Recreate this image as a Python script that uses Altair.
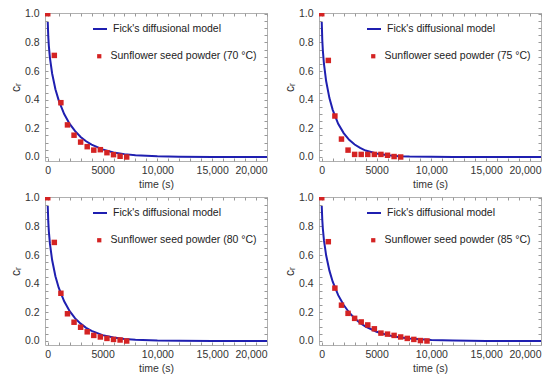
import altair as alt
import pandas as pd

# Fick's diffusional model curves
t_model = [0, 50, 100, 200, 400, 700, 1000, 1500, 2000, 2500, 3000, 3500, 4000,
           5000, 6000, 7000, 8000, 10000, 12000, 15000, 20000]
model_70 = [0.942, 0.838, 0.776, 0.692, 0.583, 0.473, 0.395, 0.300, 0.231, 0.180, 0.140,
            0.110, 0.086, 0.053, 0.032, 0.020, 0.012, 0.0045, 0.0017, 0.0004, 0.0]
model_75 = [0.942, 0.815, 0.745, 0.651, 0.530, 0.411, 0.329, 0.232, 0.167, 0.120, 0.087,
            0.063, 0.045, 0.024, 0.012, 0.006, 0.003, 0.001, 0.0002, 0.0, 0.0]
model_80 = [0.942, 0.831, 0.766, 0.679, 0.565, 0.452, 0.372, 0.277, 0.208, 0.158, 0.121,
            0.092, 0.070, 0.041, 0.024, 0.014, 0.008, 0.0027, 0.0009, 0.0002, 0.0]
model_85 = [0.942, 0.844, 0.785, 0.704, 0.598, 0.491, 0.414, 0.320, 0.251, 0.199, 0.158,
            0.126, 0.101, 0.064, 0.041, 0.026, 0.017, 0.0067, 0.0027, 0.0007, 0.0001]

# Experimental points
t_exp = [0, 600, 1200, 1800, 2400, 3000, 3600, 4200, 4800, 5400, 6000, 6600, 7200]
exp_70 = [1.0, 0.709, 0.379, 0.224, 0.152, 0.104, 0.072, 0.048, 0.051, 0.030, 0.016, 0.005, 0.0]
exp_75 = [1.0, 0.674, 0.286, 0.125, 0.048, 0.018, 0.018, 0.018, 0.018, 0.018, 0.012, 0.003, 0.0]
exp_80 = [1.0, 0.688, 0.333, 0.190, 0.131, 0.096, 0.064, 0.039, 0.028, 0.018, 0.011, 0.007, 0.0]
t_exp_85 = [0, 600, 1200, 1800, 2400, 3000, 3600, 4200, 4800, 5400, 6000, 6600, 7200,
            7800, 8400, 9000, 9600]
exp_85 = [1.0, 0.693, 0.369, 0.250, 0.193, 0.158, 0.133, 0.112, 0.085, 0.055, 0.048,
          0.039, 0.028, 0.018, 0.011, 0.003, 0.0]

temps = ["70", "75", "80", "85"]
model_name = "Fick's diffusional model"

x_ticks = list(range(0, 20001, 1000))
y_ticks = [round(i * 0.05, 2) for i in range(21)]

BLUE = "#1f1fb0"
RED = "#d42323"
FONT = "Liberation Sans"

x_scale = alt.Scale(domain=[-250, 20000], nice=False, zero=False)
y_scale = alt.Scale(domain=[-0.028, 1.005], nice=False, zero=False)


def panel(tm, ym, te, ye, temp):
    exp_name = f"Sunflower seed powder ({temp} °C)"
    dm = pd.DataFrame({"t": tm, "c": ym, "s": model_name})
    de = pd.DataFrame({"t": te, "c": ye, "s": exp_name})

    line = alt.Chart(dm).mark_line(strokeWidth=2, clip=True).encode(
        x=alt.X("t:Q", scale=x_scale, title="time (s)",
                axis=alt.Axis(orient="bottom", values=x_ticks, domain=False,
                              offset=-3, tickSize=3, tickColor="#999",
                              labelExpr="datum.value % 5000 === 0 ? (datum.value >= 10000 ? format(datum.value, ',') : format(datum.value, 'd')) : ''",
                              labelPadding=4, titlePadding=4)),
        y=alt.Y("c:Q", scale=y_scale, title="cᵣ",
                axis=alt.Axis(orient="left", values=y_ticks, domain=False,
                              offset=-3, tickSize=3, tickColor="#999",
                              labelExpr="abs(datum.value*5 - round(datum.value*5)) < 0.000001 ? format(datum.value, '.1f') : ''",
                              labelPadding=6, titlePadding=2, titleFontSize=12)),
        stroke=alt.Stroke("s:N", scale=alt.Scale(domain=[model_name], range=[BLUE]),
                          legend=alt.Legend(orient="none", legendX=47, legendY=8, title=None,
                                            symbolType="stroke", symbolSize=196,
                                            symbolStrokeWidth=2, labelOffset=5)),
    )
    pts = alt.Chart(de).mark_square(size=30, opacity=1, clip=True).encode(
        x=alt.X("t:Q", scale=x_scale,
                axis=alt.Axis(orient="top", values=x_ticks, labels=False, domain=False,
                              title=None, offset=-3, tickSize=3, tickColor="#999")),
        y=alt.Y("c:Q", scale=y_scale,
                axis=alt.Axis(orient="right", values=y_ticks, labels=False, domain=False,
                              title=None, offset=-3, tickSize=3, tickColor="#999")),
        fill=alt.Fill("s:N", scale=alt.Scale(domain=[exp_name], range=[RED]),
                      legend=alt.Legend(orient="none", legendX=49, legendY=38, title=None,
                                        symbolType="square", symbolSize=18,
                                        labelOffset=6)),
    )
    return alt.layer(line, pts).resolve_axis(x="independent", y="independent").properties(
        width=222, height=148)


p = [panel(t_model, model_70, t_exp, exp_70, "70"),
     panel(t_model, model_75, t_exp, exp_75, "75"),
     panel(t_model, model_80, t_exp, exp_80, "80"),
     panel(t_model, model_85, t_exp_85, exp_85, "85")]

chart = alt.vconcat(
    alt.hconcat(p[0], p[1], spacing=14).resolve_scale(stroke="independent", fill="independent"),
    alt.hconcat(p[2], p[3], spacing=14).resolve_scale(stroke="independent", fill="independent"),
    spacing=1,
).resolve_scale(stroke="independent", fill="independent").properties(
    padding={"left": 0, "top": 0, "right": 0, "bottom": 0}
).configure_view(stroke="#b0b0b0", strokeWidth=1).configure_axis(
    labelFont=FONT, titleFont=FONT, labelFontSize=10.5, titleFontSize=10.5,
    labelColor="#333", titleColor="#333", titleFontWeight="normal", grid=False
).configure_legend(
    labelFont=FONT, labelFontSize=10.5, labelColor="#222", padding=0
)

chart.save("out.html", embed_options={"renderer": "svg", "actions": False})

• _Exercise requirements_: Restate, line by line and word for word, everything from the top of the material through the line that contains "0.0027, 0.0007, 0.0001]". Leave pictures out.

• _Output_:
Recreate this image as a Python script that uses Altair.
import altair as alt
import pandas as pd

# Fick's diffusional model curves
t_model = [0, 50, 100, 200, 400, 700, 1000, 1500, 2000, 2500, 3000, 3500, 4000,
           5000, 6000, 7000, 8000, 10000, 12000, 15000, 20000]
model_70 = [0.942, 0.838, 0.776, 0.692, 0.583, 0.473, 0.395, 0.300, 0.231, 0.180, 0.140,
            0.110, 0.086, 0.053, 0.032, 0.020, 0.012, 0.0045, 0.0017, 0.0004, 0.0]
model_75 = [0.942, 0.815, 0.745, 0.651, 0.530, 0.411, 0.329, 0.232, 0.167, 0.120, 0.087,
            0.063, 0.045, 0.024, 0.012, 0.006, 0.003, 0.001, 0.0002, 0.0, 0.0]
model_80 = [0.942, 0.831, 0.766, 0.679, 0.565, 0.452, 0.372, 0.277, 0.208, 0.158, 0.121,
            0.092, 0.070, 0.041, 0.024, 0.014, 0.008, 0.0027, 0.0009, 0.0002, 0.0]
model_85 = [0.942, 0.844, 0.785, 0.704, 0.598, 0.491, 0.414, 0.320, 0.251, 0.199, 0.158,
            0.126, 0.101, 0.064, 0.041, 0.026, 0.017, 0.0067, 0.0027, 0.0007, 0.0001]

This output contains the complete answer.